The old friends shook hands warmly.
“How are you making out?”
“Better than your boys did in October.”
Honest Mike Coligney bristled. “What’s that supposed to mean?”
“The husband everybody said was chasing Mr. Medick claims he wasn’t.”
“What do you expect him to say? A man died. He didn’t want to get charged with manslaughter.”
“He also says he wasn’t cuckolded.”
“That’s not what he said last October.”
“He thought he’d been cuckolded at the time, but now he says he was set up. Some ‘friend’ sent him a letter: ‘Dear sir, I thought you should know that your wife is running around on you.’”
“Do you believe him?”
“His wife swore she never cheated on him.”
“Do you believe her?”
“She swore it on her deathbed.”
“What deathbed? She couldn’t be older than thirty-five.”
“TB. Gone in March.”
Mike Coligney crossed himself. “Mother Mary . . . So what was Medick doing on her fire escape?”
“He got a letter, too. Supposedly from the lady.”
“I remember the letter. Along the line of ‘Come up the fire escape, I’ll let you in my back window.’”
“She swore she never wrote it,” said Van Dorn. “Same deathbed.”
“Who did?”
“Whoever threw Mr. Medick off the fire escape.”
“Except for one thing,” said Coligney. “Detective Division matched that letter to a typewriter in the lady’s office where she worked.”
“There are two ways of looking at the typewriter,” said Joseph Van Dorn. “Either she lied on her deathbed . . . or the person who threw Mr. Medick off the fire escape typed the letter on that typewriter.”
Coligney knew that and changed the subject. “Medick was supposed to be afraid of heights. Where’d he get the nerve to climb four stories of fire escapes?”
Joseph Van Dorn rubbed his red whiskers, took off his hat, and ran a big hand over his bald scalp.

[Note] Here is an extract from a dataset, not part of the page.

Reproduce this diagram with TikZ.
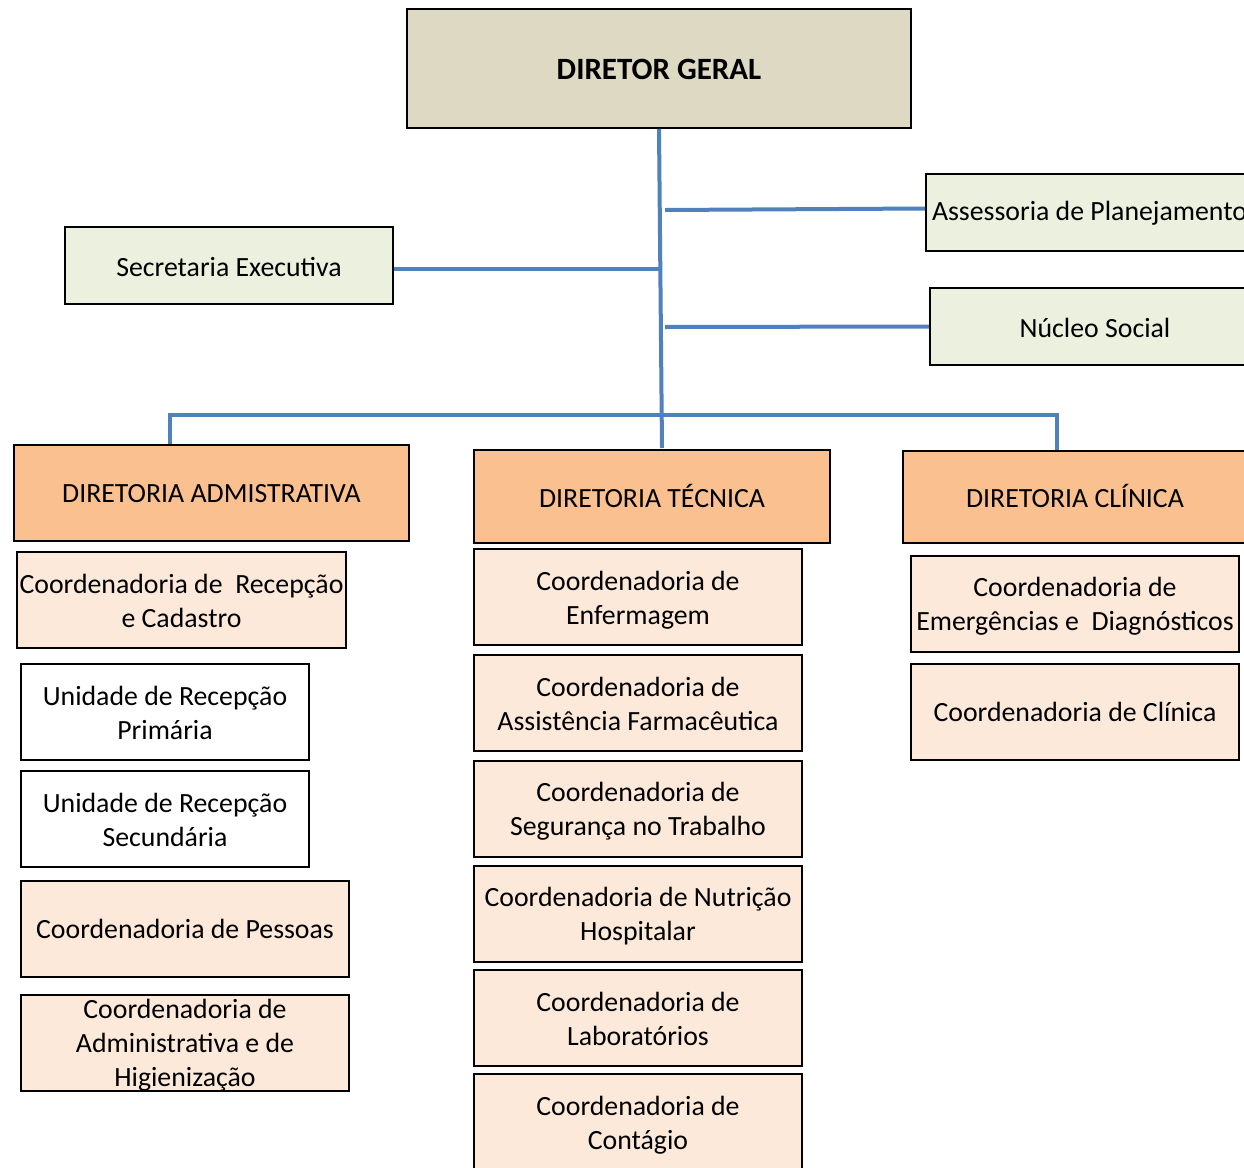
\documentclass[tikz,border=0pt]{standalone}
\usepackage{fontspec}
\setmainfont{Carlito}
\definecolor{dgfill}{HTML}{DDD9C3}
\definecolor{grn}{HTML}{EBF1DE}
\definecolor{org}{HTML}{FAC090}
\definecolor{lor}{HTML}{FDE9D9}
\definecolor{conncol}{HTML}{4F81BD}
\tikzset{
  box/.style={draw=black, line width=1.8pt, inner sep=0pt},
  lbl/.style={inner sep=0pt, align=center, font=\fontsize{27.8}{33.8}\selectfont},
  conn/.style={draw=conncol, line width=4pt},
}
\newcommand{\bx}[8]{% name, text style, left, top, right, bottom, fill, text
  \node[box, fill=#7, minimum width={#5-#3}, minimum height={#6-#4}] (#1) at ({(#3+#5)/2},{(#4+#6)/2}) {};
  \node[lbl, #2] (#1-t) at (#1.center) {#8};}
\begin{document}
\begin{tikzpicture}[x=1pt,y=-1pt]
\clip (0,0) rectangle (1244,1167);
\fill[white] (0,0) rectangle (1244,1167);
% top level
\bx{dg}{font=\fontsize{31}{36}\selectfont\bfseries, yshift=-1pt}{407}{9}{911}{128}{dgfill}{DIRETOR GERAL}
\bx{ass}{yshift=-1pt}{926}{174}{1253}{251}{grn}{Assessoria de Planejamento}
\bx{sec}{yshift=-1pt}{65}{227}{393}{304}{grn}{Secretaria Executiva}
\bx{nuc}{yshift=-1pt}{930}{288}{1260}{365}{grn}{Núcleo Social}
% diretorias
\bx{da}{yshift=-1pt}{14}{445}{409}{541}{org}{DIRETORIA ADMISTRATIVA}
\bx{dt}{yshift=1pt}{474}{450}{830}{543}{org}{DIRETORIA TÉCNICA}
\bx{dc}{yshift=1pt}{903}{451}{1247}{543}{org}{DIRETORIA CLÍNICA}
% left column
\bx{a1}{yshift=-1pt}{17}{552}{346}{648}{lor}{Coordenadoria de\ \ Recepção\\e Cadastro}
\bx{a2}{yshift=-1pt}{21}{664}{309}{760}{white}{Unidade de Recepção\\Primária}
\bx{a3}{yshift=-1pt}{21}{771}{309}{867}{white}{Unidade de Recepção\\Secundária}
\bx{a4}{}{21}{881}{349}{977}{lor}{Coordenadoria de Pessoas}
\bx{a5}{yshift=-2pt}{21}{995}{349}{1091}{lor}{Coordenadoria de\\Administrativa e de\\Higienização}
% middle column
\bx{t1}{yshift=-3pt}{474}{549}{802}{645}{lor}{Coordenadoria de\\Enfermagem}
\bx{t2}{yshift=-1pt}{474}{655}{802}{751}{lor}{Coordenadoria de\\Assistência Farmacêutica}
\bx{t3}{yshift=-2pt}{474}{761}{802}{857}{lor}{Coordenadoria de\\Segurança no Trabalho}
\bx{t4}{yshift=-2pt}{474}{866}{802}{962}{lor}{Coordenadoria de Nutrição\\Hospitalar}
\bx{t5}{yshift=-1pt}{474}{970}{802}{1066}{lor}{Coordenadoria de\\Laboratórios}
\bx{t6}{yshift=-3pt}{474}{1074}{802}{1170}{lor}{Coordenadoria de\\Contágio}
% right column
\bx{c1}{yshift=-2pt}{911}{556}{1239}{652}{lor}{Coordenadoria de\\Emergências e\ \ Diagnósticos}
\bx{c2}{}{911}{664}{1239}{760}{lor}{Coordenadoria de Clínica}
% connectors
\coordinate (trunk) at (662,448);
\coordinate (ja) at (665,210);
\coordinate (js) at (659,268.5);
\coordinate (jn) at (665,327);
\coordinate (ba) at (170,415);
\coordinate (bc) at (1057,415);
\draw[conn] (dg.south) -- (trunk);
\draw[conn] (ja) -- ([yshift=1.5pt]ja -| ass.west);
\draw[conn] (js -| sec.east) -- (js);
\draw[conn] (jn) -- ([yshift=0.5pt]jn -| nuc.west);
\draw[conn] (ba |- da.north) -- (ba) -- (bc) -- (bc |- dc.north);
\end{tikzpicture}
\end{document}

He blinked, and his deep-set Celtic eyes grew dark with melancholy. “According to the lady’s poor devil of a husband, she was a woman worth taking chances for.”
“So Medick knew her.”
“
Hoped to know her better,” said Van Dorn, “encouraged by a letter written by someone who knew his weakness for other men’s wives.”
“How come no witness ever saw that ‘someone’?”